Friday, March 23, 2012

HARD TIMES, HARD FACTS, HARD TRUTH



In 2008, the American Religious Identification Survey [ARIS]* found an 85% increase in people who self identify as atheists in less than 20 years. Virtually every main line church is reporting declines of 2-15% in membership over the same time.  15% of the US population now self identifies as “none.” The body of Christ is bleeding.

Adam Lee, who writes a blog called the Daylight Atheist, says “I’d love to say that [atheist’s] dazzling wit and slashing rhetorical attacks are persuading people to abandon organized religion in droves…But the truth is that the church’s wounds are largely self-inflicted."

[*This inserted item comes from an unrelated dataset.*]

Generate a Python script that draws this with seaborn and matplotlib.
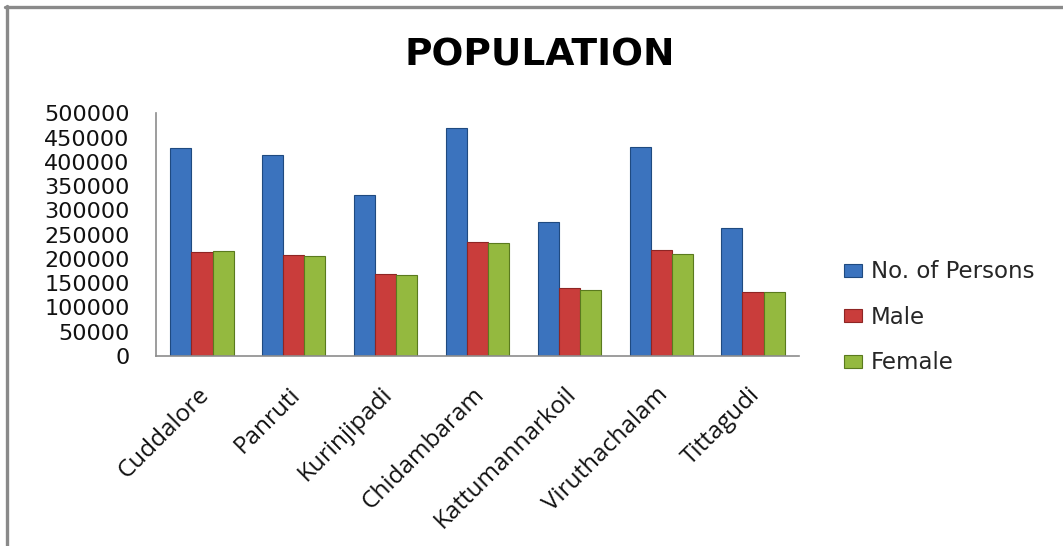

The Barna Group has studied the Millennials to determine why they are leaving the church.** 59% of young adults raised in the church disconnect from church life for an extended period of time after age 15. The six main reasons were:
1) they feel they were getting an unsatisfying, shallow, inauthentic version of Christianity
2) they feel the church was overprotective
3) they perceive judgmental attitudes around sex and sexuality
4) they perceive “unfriendliness” to members grappling with doubt
5) they perceive “exclusivity” in Christian churches
6) the tense relationship between Christianity and science

Equally enlightening is a series of interviews of young adults who have maintained a connection to faith communities.*** They expressed that what they wanted was a community that encourages social justice, a place of creative and critical thinking, and a space free of judgment. And that churches should “ focus their engagement on actions that serve the common good or speak up for the oppressed rather than  opposing a controversial issue because of theological objections.”

Some Christians wonder if the church should change to meet the needs and desires of society before becoming irrelevant. That is a myopic, perilous and unnecessary train of thought.

As I look back at the issues raised by those who left and those who remained, I am struck by how perceptive they are about a church that has lost its way. We are being called back to our roots by this generation, to do and to be what is required of us. They “get it”. Do Justice, Love Mercy and Walk Humbly with God. Everything else is incidental.  They want us to focus on the main things and keep the main things the main things. They have taken the core values to heart and call us on it when we have become hypocritical about them.  They are asking us to put blood on the word. They are asking us to lead as a servant leads – with patience, kindness, humility, respectfulness, selflessness, forgiveness, honesty and commitment.

Why Church? Because what we are called to do (see above) is HARD WORK! It is HARD to be just when we are confronted with choices every day between doing what is right and what is expedient/profitable/in our own self-interest. It is HARD to show mercy to everyone – especially the ones who hurt us or the ones we don’t think “deserve” it. It is HARD to walk humbly with God when we crave some certainty in our lives and when friends, co-workers or the culture dismisses our values.  It is HARD to practice patience, kindness, humility and so on -- ALL the time.

The church is the assembly of believers that nourishes and sustains me while I endeavor do the work of God in the world. It equips me, it centers me, it gives me strength in the proclaiming of the Gospel.  It picks me up when I fall.  It administers the sacraments to restore my soul.  If it didn’t/doesn’t do that then I’d have to agree that there doesn’t seem to be much point to it.

The Millennial part of the body of Christ is calling on the other parts to stop self-inflicting wounds and get back to doing what is required.

May the Lord so bless us.
Amen.

Paul S.

* http://commons.trincoll.edu/aris/about-aris/ - if you want to learn about the survey
** See You Lost Me: Why Young Christians are Leaving Church and Rethinking Church.